*Problem details:* Provide an exact copy of the data, excluding the images.

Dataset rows
..............................

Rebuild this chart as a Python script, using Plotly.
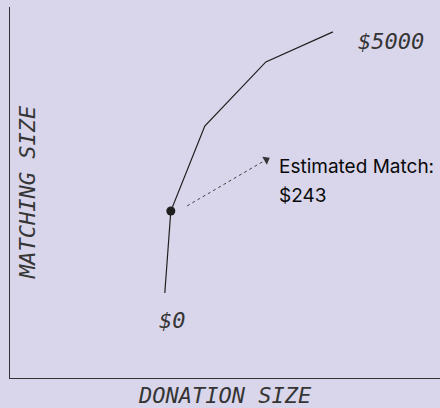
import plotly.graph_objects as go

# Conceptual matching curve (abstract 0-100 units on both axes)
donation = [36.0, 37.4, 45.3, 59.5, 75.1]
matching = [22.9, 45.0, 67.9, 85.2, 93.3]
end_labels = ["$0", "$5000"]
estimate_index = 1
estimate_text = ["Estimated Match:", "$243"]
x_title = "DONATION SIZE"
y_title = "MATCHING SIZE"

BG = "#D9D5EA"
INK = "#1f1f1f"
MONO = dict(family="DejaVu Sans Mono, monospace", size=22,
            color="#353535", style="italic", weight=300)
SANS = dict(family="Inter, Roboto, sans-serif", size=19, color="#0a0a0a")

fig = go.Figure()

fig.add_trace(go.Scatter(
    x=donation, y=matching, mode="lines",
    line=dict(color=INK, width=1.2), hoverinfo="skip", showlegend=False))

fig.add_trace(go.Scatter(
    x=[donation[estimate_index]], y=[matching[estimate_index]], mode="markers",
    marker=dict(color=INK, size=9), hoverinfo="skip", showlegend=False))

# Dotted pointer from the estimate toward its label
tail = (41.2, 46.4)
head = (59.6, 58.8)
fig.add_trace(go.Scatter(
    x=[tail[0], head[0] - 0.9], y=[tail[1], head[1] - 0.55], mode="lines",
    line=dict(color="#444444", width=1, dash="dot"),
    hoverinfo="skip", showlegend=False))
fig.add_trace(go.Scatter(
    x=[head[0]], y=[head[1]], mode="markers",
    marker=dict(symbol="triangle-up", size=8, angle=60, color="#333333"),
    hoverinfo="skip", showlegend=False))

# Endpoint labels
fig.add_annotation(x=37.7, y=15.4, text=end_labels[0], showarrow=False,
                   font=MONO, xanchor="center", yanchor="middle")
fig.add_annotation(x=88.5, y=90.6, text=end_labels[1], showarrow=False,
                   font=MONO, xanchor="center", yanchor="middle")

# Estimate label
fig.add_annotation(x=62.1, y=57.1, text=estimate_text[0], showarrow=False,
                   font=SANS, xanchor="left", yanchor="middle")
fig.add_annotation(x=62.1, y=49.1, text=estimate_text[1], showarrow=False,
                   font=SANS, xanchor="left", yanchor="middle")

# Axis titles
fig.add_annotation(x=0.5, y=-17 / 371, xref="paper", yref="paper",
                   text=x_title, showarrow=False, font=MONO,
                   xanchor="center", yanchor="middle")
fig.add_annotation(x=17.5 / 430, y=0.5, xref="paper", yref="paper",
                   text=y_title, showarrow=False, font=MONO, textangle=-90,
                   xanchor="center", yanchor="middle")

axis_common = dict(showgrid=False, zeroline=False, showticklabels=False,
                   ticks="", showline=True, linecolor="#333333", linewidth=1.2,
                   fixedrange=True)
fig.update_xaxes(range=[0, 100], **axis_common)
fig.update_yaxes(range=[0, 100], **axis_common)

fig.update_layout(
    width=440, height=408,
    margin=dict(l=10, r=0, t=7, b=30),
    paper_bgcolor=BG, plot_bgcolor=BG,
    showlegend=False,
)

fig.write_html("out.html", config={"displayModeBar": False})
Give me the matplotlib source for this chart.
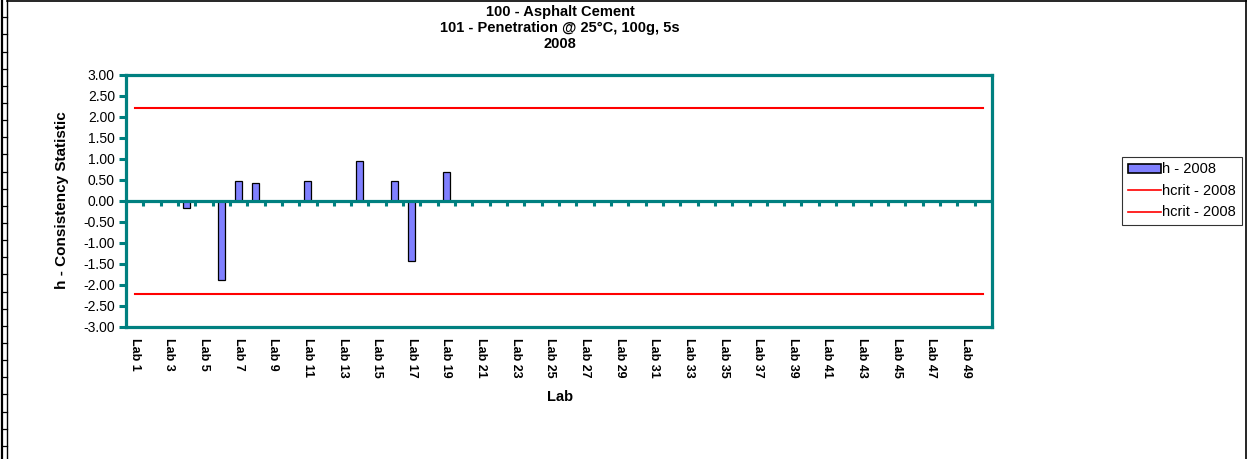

..............................

*Output for this task:*
Rebuild this chart as a Python script, using Plotly.
import plotly.graph_objects as go

# Conceptual matching curve (abstract 0-100 units on both axes)
donation = [36.0, 37.4, 45.3, 59.5, 75.1]
matching = [22.9, 45.0, 67.9, 85.2, 93.3]
end_labels = ["$0", "$5000"]
estimate_index = 1
estimate_text = ["Estimated Match:", "$243"]
x_title = "DONATION SIZE"
y_title = "MATCHING SIZE"

BG = "#D9D5EA"
INK = "#1f1f1f"
MONO = dict(family="DejaVu Sans Mono, monospace", size=22,
            color="#353535", style="italic", weight=300)
SANS = dict(family="Inter, Roboto, sans-serif", size=19, color="#0a0a0a")

fig = go.Figure()

fig.add_trace(go.Scatter(
    x=donation, y=matching, mode="lines",
    line=dict(color=INK, width=1.2), hoverinfo="skip", showlegend=False))

fig.add_trace(go.Scatter(
    x=[donation[estimate_index]], y=[matching[estimate_index]], mode="markers",
    marker=dict(color=INK, size=9), hoverinfo="skip", showlegend=False))

# Dotted pointer from the estimate toward its label
tail = (41.2, 46.4)
head = (59.6, 58.8)
fig.add_trace(go.Scatter(
    x=[tail[0], head[0] - 0.9], y=[tail[1], head[1] - 0.55], mode="lines",
    line=dict(color="#444444", width=1, dash="dot"),
    hoverinfo="skip", showlegend=False))
fig.add_trace(go.Scatter(
    x=[head[0]], y=[head[1]], mode="markers",
    marker=dict(symbol="triangle-up", size=8, angle=60, color="#333333"),
    hoverinfo="skip", showlegend=False))

# Endpoint labels
fig.add_annotation(x=37.7, y=15.4, text=end_labels[0], showarrow=False,
                   font=MONO, xanchor="center", yanchor="middle")
fig.add_annotation(x=88.5, y=90.6, text=end_labels[1], showarrow=False,
                   font=MONO, xanchor="center", yanchor="middle")

# Estimate label
fig.add_annotation(x=62.1, y=57.1, text=estimate_text[0], showarrow=False,
                   font=SANS, xanchor="left", yanchor="middle")
fig.add_annotation(x=62.1, y=49.1, text=estimate_text[1], showarrow=False,
                   font=SANS, xanchor="left", yanchor="middle")

# Axis titles
fig.add_annotation(x=0.5, y=-17 / 371, xref="paper", yref="paper",
                   text=x_title, showarrow=False, font=MONO,
                   xanchor="center", yanchor="middle")
fig.add_annotation(x=17.5 / 430, y=0.5, xref="paper", yref="paper",
                   text=y_title, showarrow=False, font=MONO, textangle=-90,
                   xanchor="center", yanchor="middle")

axis_common = dict(showgrid=False, zeroline=False, showticklabels=False,
                   ticks="", showline=True, linecolor="#333333", linewidth=1.2,
                   fixedrange=True)
fig.update_xaxes(range=[0, 100], **axis_common)
fig.update_yaxes(range=[0, 100], **axis_common)

fig.update_layout(
    width=440, height=408,
    margin=dict(l=10, r=0, t=7, b=30),
    paper_bgcolor=BG, plot_bgcolor=BG,
    showlegend=False,
)

fig.write_html("out.html", config={"displayModeBar": False})
Give me the matplotlib source for this chart.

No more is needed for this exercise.